La mémoire immédiate de la Résistance, pendant la guerre, s'exerce avant tout à l'égard des morts: des cortèges se forment à l'occasion d'enterrements, malgré les interdictions allemandes; des fleurs sont déposées devant des affiches de l'occupant proclamant des noms de condamnés, ou sur des lieux d'exécutions sommaires. Les dernières lettres des fusillés envoyées à leurs parents sont parfois reproduites par la presse clandestine.

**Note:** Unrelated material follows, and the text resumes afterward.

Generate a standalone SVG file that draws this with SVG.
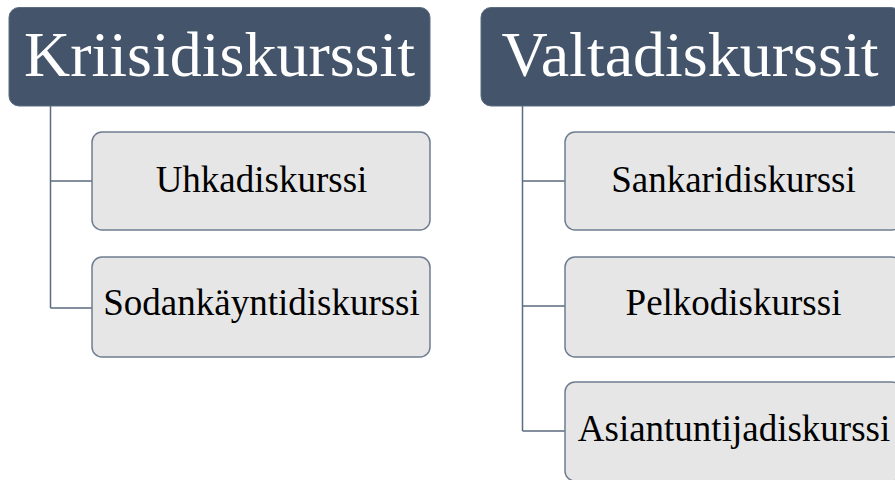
<svg xmlns="http://www.w3.org/2000/svg" width="895" height="480" viewBox="0 0 895 480">
<style>
.hdr{fill:#44546a;stroke:#5b6b80;stroke-width:1}
.child{fill:#e7e6e6;stroke:#6f7d91;stroke-width:1.5}
.conn{fill:none;stroke:#5b6b80;stroke-width:1.5}
</style>
<rect width="895" height="480" fill="#ffffff"/>
<g id="connectors">
<path class="conn" d="M50.5,106 V308 M50.5,181 H92 M50.5,308 H92"/>
<path class="conn" d="M522.5,106 V431 M522.5,181 H565 M522.5,306 H565 M522.5,431 H565"/>
</g>
<g font-family="'Liberation Serif', 'Times New Roman', serif" text-anchor="middle">
<g id="kriisidiskurssit">
<rect class="hdr" x="9" y="7.5" width="421" height="98.5" rx="10"/>
<text x="219.5" y="76" font-size="64" fill="#ffffff">Kriisidiskurssit</text>
</g>
<g id="uhkadiskurssi">
<rect class="child" x="92" y="132" width="338" height="98" rx="10"/>
<text x="261.5" y="192" font-size="37" fill="#000000">Uhkadiskurssi</text>
</g>
<g id="sodankayntidiskurssi">
<rect class="child" x="92" y="257" width="338" height="100" rx="10"/>
<text x="261.5" y="315" font-size="37" fill="#000000">Sodankäyntidiskurssi</text>
</g>
<g id="valtadiskurssit">
<rect class="hdr" x="481" y="7.5" width="420" height="98.5" rx="10"/>
<text x="690" y="76" font-size="64" fill="#ffffff">Valtadiskurssit</text>
</g>
<g id="sankaridiskurssi">
<rect class="child" x="565" y="132" width="337" height="98" rx="10"/>
<text x="733.5" y="192" font-size="37" fill="#000000">Sankaridiskurssi</text>
</g>
<g id="pelkodiskurssi">
<rect class="child" x="565" y="257" width="337" height="100" rx="10"/>
<text x="733.5" y="315" font-size="37" fill="#000000">Pelkodiskurssi</text>
</g>
<g id="asiantuntijadiskurssi">
<rect class="child" x="565" y="382" width="337" height="99" rx="10"/>
<text x="734" y="441" font-size="37" fill="#000000">Asiantuntijadiskurssi</text>
</g>
</g>
</svg>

Il est très rare que des poteaux ayant été utilisés pour l'exécution de certains résistants aient été conservés. A Eysses, où 12 détenus ont été fusillés le 23 février 1944 dans une cour intérieure après qu'une tentative d'évasion collective ait été matée quatre jours auparavant, les poteaux ayant servi à ces exécutions ont été conservés. Comme le mur de cette cour est devenu dès la Libération un lieu de recueillement, les poteaux sont par la suite devenus eux-mêmes des reliques. 

Au début des années 1970, il semblerait que seuls quatre des douze poteaux subsistaient. Ces poteaux furent officiellement remis à l'association des anciens détenus patriotes de la centrale d'Eysses en février 1971. Afin de pérenniser la mémoire de leurs camarades tombés sous les balles des policiers français des Groupes mobiles de réserve (unités créées par Vichy en 1941), les anciens d'Eysses décidèrent de les confier à des musées. En mai 1971, un poteau fut confié au Musée de l'Armée aux Invalides puis un second en novembre de la même année à André Tollet, vice-président de l'association pour le musée de la Résistance d'Ivry-sur-Seine (aujourd'hui Musée de la Résistance nationale de Champigny-sur-Marne). L'année suivante, les deux derniers poteaux furent remis en mai au musée de la Résistance et de la Déportation de Lyon et au musée d'histoire locale Gaston Rapin de Villeneuve-sur-Lot. Ce dernier poteau est aujourd'hui exposé dans la salle de mémoire située à l'entrée de la maison centrale d'Eysses. Les poteaux visibles devant le mur des fusillés sont très certainement des poteaux de substitution.


Bruno Leroux et Fabrice Bourrée

Sources : Bulletin d'information et de liaison des Anciens Détenus Patriotes de la Centrale d'Eysses, n° 106 (mars 1971), 107 (novembre 1971), 108 (avril 1972) et 109 (octobre 1972).